Dynamic Basis Function Generation for Network Revenue Management

TL;DR

This paper presents novel algorithms for dynamically generating basis functions to improve value function approximation in Network Revenue Management, enabling handling of large-scale problems with better policies and bounds.

Contribution

Introduces the Nonlinear Incremental Algorithm and Two-Phase Incremental Algorithm for basis function generation, including a heuristic version for large-scale problems.

Findings

H-2PIAlg handles large instances beyond existing methods.

H-2PIAlg outperforms benchmarks in revenue and bounds.
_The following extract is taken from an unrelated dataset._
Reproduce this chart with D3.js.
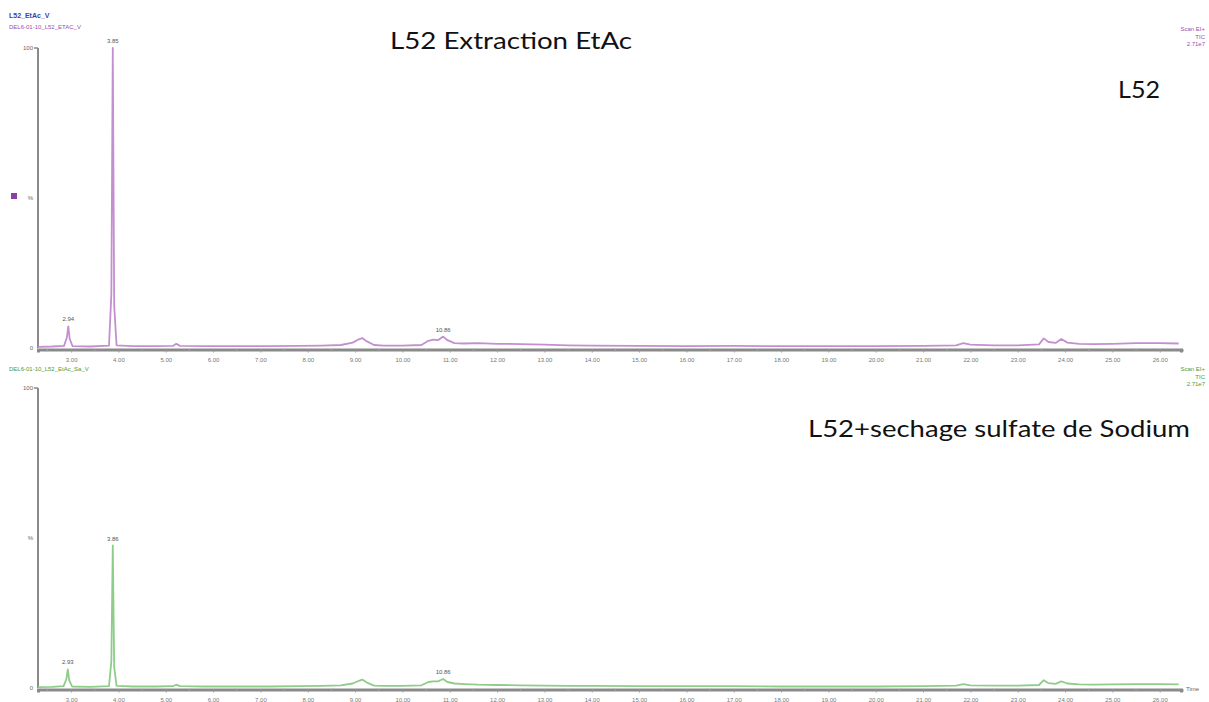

Algorithms are effective in small and large problem settings.

Abstract

This paper introduces an algorithm that dynamically generates basis functions to approximate the value function in Network Revenue Management. Unlike existing algorithms sampling the parameters of new basis functions, this Nonlinear Incremental Algorithm (NLIAlg) iteratively refines the value function approximation by optimizing these parameters. For larger instances, the Two-Phase Incremental Algorithm (2PIAlg) modifies NLIAlg to leverage the efficiency of LP solvers. It reduces the size of a large-dimensional nonlinear problem and transforms it into an LP by fixing the basis function parameters, which are then optimized in a second phase using the flow imbalance ideas from Adelman and Klabjan (2012). This marks the first application of these techniques in a stochastic setting. The algorithms can operate in two modes: (1) Standalone mode, to construct a value function approximation from scratch, and (2) Add-on mode, to refine an existing approximation. Our numerical experiments indicate that while NLIAlg and 2PIAlg in standalone mode are only feasible for small-scale problems, the heuristic version of 2PIAlg (H-2PIAlg) in add-on mode, using the Affine Approximation and exponential ridge basis functions, can handle extremely large instances that may cause benchmark network revenue management methods to run out of memory. In these scenarios, H-2PIAlg delivers substantially better policies and upper bounds than the Affine Approximation. Furthermore, H-2PIAlg achieves higher average revenues in policy simulations compared to network revenue management benchmarks in instances with limited capacity.